Figure scripts:
^^^^
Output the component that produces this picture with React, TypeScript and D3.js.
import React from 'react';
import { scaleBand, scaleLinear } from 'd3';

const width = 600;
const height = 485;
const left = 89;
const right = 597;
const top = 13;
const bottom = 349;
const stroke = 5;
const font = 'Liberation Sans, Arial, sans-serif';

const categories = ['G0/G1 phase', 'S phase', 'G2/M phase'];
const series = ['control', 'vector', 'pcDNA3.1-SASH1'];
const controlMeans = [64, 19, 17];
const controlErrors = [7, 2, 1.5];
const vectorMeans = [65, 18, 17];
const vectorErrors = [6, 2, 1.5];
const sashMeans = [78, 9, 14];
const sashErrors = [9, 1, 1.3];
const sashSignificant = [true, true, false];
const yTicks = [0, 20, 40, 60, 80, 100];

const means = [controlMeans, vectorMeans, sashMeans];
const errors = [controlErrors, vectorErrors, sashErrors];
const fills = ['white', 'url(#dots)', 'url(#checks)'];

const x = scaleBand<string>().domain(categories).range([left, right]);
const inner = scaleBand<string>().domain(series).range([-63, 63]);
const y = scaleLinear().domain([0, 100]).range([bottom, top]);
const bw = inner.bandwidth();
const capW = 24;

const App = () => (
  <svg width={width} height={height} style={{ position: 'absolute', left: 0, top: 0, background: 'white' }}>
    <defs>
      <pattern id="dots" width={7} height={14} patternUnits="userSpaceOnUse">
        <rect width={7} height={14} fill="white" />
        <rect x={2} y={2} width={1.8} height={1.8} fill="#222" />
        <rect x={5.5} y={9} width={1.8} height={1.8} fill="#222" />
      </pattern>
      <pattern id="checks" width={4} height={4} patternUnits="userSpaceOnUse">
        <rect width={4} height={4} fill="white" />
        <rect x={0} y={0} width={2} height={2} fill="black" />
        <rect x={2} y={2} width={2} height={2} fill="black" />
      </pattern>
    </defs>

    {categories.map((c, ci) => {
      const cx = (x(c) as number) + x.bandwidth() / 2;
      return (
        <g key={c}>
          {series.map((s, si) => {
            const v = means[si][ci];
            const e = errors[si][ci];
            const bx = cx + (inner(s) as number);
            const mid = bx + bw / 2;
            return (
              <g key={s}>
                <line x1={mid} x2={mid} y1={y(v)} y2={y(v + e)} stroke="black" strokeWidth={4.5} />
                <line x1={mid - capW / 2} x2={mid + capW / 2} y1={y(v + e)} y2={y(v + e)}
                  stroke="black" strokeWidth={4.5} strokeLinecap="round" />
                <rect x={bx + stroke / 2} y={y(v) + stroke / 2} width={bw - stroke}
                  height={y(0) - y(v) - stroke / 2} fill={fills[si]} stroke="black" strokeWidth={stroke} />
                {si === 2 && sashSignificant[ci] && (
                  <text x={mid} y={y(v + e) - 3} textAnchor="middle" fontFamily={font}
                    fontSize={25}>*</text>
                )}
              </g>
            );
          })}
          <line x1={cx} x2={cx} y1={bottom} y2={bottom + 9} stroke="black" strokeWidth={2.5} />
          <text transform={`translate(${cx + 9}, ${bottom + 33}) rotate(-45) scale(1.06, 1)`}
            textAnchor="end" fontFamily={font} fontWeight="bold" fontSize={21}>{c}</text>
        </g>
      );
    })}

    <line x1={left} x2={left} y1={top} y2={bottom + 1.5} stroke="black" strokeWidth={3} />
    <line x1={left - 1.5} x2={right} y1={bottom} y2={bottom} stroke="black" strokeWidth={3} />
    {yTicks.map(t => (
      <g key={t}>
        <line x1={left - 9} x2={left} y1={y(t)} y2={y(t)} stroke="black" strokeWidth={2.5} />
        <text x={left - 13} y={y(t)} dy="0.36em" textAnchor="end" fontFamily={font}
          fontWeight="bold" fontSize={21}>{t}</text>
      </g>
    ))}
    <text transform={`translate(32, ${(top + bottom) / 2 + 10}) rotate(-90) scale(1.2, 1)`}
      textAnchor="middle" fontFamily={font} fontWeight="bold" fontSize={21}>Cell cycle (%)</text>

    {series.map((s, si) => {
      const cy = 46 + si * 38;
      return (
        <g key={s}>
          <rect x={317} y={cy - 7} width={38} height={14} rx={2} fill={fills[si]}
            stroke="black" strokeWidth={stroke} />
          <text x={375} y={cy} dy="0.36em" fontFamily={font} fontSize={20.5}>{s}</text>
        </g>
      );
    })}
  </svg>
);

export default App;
^^^^
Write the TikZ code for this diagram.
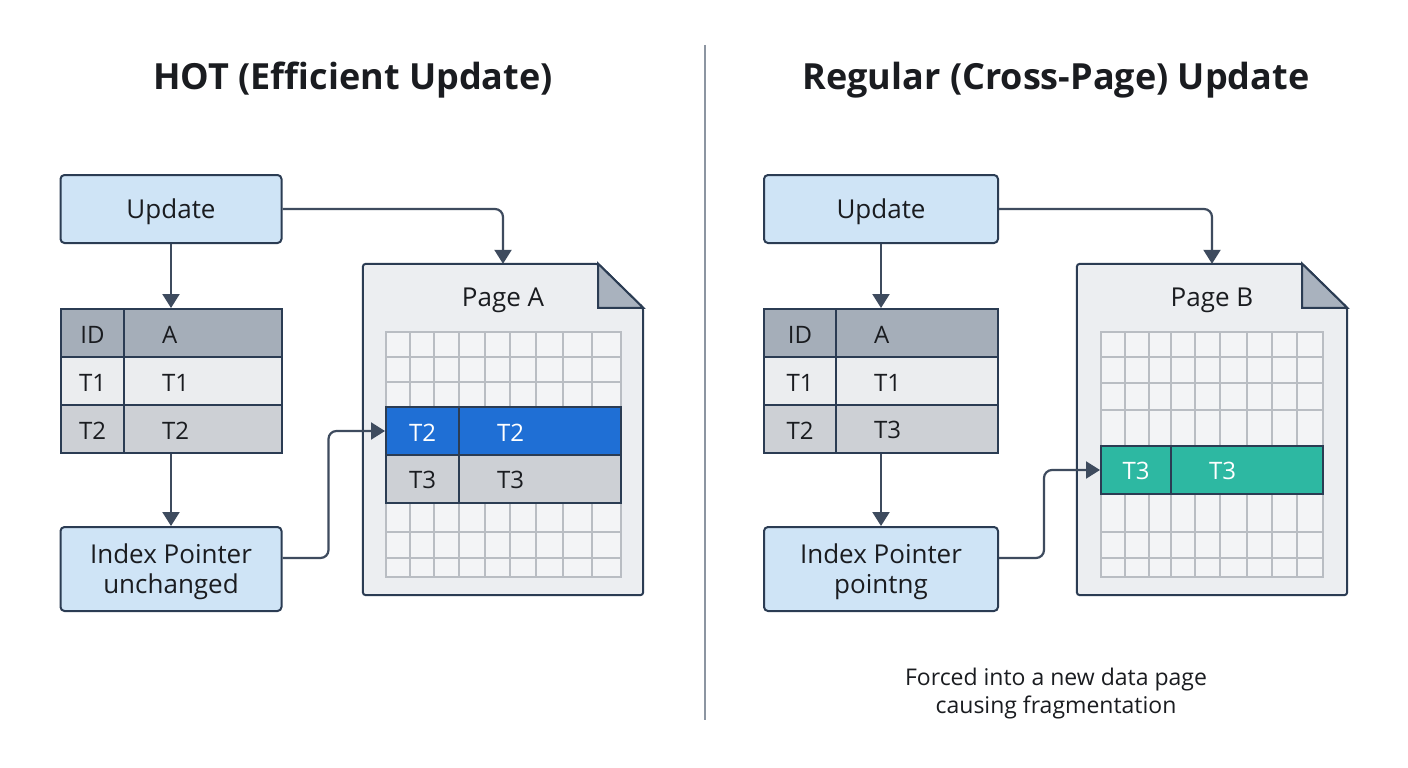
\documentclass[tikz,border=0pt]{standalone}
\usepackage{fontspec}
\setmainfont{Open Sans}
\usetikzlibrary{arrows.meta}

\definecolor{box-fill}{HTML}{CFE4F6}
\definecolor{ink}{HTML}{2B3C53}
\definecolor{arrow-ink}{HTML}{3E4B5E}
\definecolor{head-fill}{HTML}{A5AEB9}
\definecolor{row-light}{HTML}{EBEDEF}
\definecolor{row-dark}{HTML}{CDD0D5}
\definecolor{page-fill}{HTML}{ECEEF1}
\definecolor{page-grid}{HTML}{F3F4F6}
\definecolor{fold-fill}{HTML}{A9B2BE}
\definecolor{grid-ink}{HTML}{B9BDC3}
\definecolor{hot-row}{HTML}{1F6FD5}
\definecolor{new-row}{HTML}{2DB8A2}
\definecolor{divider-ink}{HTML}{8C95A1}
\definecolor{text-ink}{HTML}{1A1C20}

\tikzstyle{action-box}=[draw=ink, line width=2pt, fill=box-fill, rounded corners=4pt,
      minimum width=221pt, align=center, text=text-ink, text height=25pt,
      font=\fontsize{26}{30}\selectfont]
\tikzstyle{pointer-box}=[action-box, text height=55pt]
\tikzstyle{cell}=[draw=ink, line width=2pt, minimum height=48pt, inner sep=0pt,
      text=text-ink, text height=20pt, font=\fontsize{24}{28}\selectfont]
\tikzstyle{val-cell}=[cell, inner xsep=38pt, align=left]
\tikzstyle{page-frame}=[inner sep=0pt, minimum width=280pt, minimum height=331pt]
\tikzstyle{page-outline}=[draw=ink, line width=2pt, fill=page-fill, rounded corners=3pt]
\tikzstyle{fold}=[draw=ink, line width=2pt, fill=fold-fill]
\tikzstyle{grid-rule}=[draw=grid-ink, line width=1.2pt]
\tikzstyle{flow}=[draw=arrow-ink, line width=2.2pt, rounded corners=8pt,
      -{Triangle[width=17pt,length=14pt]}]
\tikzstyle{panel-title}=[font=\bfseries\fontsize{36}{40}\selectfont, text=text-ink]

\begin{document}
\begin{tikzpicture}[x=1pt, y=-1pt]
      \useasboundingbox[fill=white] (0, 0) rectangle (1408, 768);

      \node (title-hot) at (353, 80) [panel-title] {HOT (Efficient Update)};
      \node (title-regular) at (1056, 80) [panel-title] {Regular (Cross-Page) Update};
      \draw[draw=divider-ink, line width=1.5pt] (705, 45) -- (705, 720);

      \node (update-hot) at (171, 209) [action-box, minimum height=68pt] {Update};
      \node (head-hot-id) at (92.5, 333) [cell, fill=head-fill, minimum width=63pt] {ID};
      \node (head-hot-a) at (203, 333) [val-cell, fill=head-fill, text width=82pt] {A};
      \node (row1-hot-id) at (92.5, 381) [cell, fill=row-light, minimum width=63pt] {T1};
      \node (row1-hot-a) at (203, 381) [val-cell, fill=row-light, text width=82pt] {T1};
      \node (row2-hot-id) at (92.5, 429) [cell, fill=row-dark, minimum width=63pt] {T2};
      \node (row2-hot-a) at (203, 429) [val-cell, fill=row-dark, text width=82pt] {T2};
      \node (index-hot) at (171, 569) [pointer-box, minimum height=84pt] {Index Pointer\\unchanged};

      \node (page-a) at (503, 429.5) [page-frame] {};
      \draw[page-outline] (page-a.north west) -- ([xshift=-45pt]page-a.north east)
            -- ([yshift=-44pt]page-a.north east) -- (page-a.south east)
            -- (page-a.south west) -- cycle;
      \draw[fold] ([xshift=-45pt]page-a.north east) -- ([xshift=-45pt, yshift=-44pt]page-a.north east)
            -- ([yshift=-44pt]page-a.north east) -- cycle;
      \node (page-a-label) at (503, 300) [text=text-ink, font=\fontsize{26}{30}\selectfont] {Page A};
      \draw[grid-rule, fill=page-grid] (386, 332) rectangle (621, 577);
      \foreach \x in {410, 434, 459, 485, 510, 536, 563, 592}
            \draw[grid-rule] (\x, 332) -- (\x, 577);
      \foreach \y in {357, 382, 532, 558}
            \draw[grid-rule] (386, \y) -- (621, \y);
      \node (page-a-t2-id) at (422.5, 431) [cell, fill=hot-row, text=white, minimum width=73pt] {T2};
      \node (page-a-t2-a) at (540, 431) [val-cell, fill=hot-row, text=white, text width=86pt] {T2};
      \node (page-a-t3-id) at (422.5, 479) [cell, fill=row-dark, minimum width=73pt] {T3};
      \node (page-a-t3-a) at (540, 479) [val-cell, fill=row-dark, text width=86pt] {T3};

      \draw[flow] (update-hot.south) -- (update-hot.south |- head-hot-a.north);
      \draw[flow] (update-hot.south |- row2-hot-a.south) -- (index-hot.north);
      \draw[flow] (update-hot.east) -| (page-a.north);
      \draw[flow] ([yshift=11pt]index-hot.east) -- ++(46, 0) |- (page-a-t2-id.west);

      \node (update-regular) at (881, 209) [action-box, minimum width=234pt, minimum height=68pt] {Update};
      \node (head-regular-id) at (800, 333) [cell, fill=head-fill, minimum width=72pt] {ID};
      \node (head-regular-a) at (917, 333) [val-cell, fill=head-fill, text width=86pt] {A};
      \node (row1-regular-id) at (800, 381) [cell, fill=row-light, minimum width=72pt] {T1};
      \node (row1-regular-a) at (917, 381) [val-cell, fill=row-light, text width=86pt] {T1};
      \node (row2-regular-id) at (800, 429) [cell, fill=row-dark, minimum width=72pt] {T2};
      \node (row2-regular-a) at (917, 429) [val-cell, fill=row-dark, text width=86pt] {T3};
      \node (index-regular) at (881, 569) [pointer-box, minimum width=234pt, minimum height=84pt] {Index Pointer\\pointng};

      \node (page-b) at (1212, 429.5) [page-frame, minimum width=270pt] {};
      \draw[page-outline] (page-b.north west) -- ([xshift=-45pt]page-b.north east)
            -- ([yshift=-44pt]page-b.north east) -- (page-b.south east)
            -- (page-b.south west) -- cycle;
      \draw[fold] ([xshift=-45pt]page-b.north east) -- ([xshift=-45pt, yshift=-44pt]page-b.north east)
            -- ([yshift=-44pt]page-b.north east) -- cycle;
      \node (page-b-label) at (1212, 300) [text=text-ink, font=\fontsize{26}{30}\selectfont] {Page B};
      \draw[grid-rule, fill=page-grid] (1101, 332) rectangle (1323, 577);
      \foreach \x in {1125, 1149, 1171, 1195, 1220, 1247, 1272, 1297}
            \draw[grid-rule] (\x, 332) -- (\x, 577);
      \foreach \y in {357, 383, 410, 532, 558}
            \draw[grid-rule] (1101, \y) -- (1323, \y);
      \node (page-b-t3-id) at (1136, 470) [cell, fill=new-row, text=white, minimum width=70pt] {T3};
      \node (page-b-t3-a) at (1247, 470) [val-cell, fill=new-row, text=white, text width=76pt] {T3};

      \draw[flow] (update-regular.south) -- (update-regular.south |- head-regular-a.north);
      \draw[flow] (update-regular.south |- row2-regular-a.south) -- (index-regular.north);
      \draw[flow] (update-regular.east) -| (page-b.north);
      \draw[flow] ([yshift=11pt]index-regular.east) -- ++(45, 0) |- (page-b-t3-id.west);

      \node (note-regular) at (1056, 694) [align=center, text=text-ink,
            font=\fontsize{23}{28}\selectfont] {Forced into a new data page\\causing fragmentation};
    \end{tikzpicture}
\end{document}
^^^^
→ **Exercise goal**
Will you return exactly the lines above from the one with "Output the component" down to the one with "const font = 'Liberation", counting both as part of the range?

→ **Worked solution**
Output the component that produces this picture with React, TypeScript and D3.js.
import React from 'react';
import { scaleBand, scaleLinear } from 'd3';

const width = 600;
const height = 485;
const left = 89;
const right = 597;
const top = 13;
const bottom = 349;
const stroke = 5;
const font = 'Liberation Sans, Arial, sans-serif';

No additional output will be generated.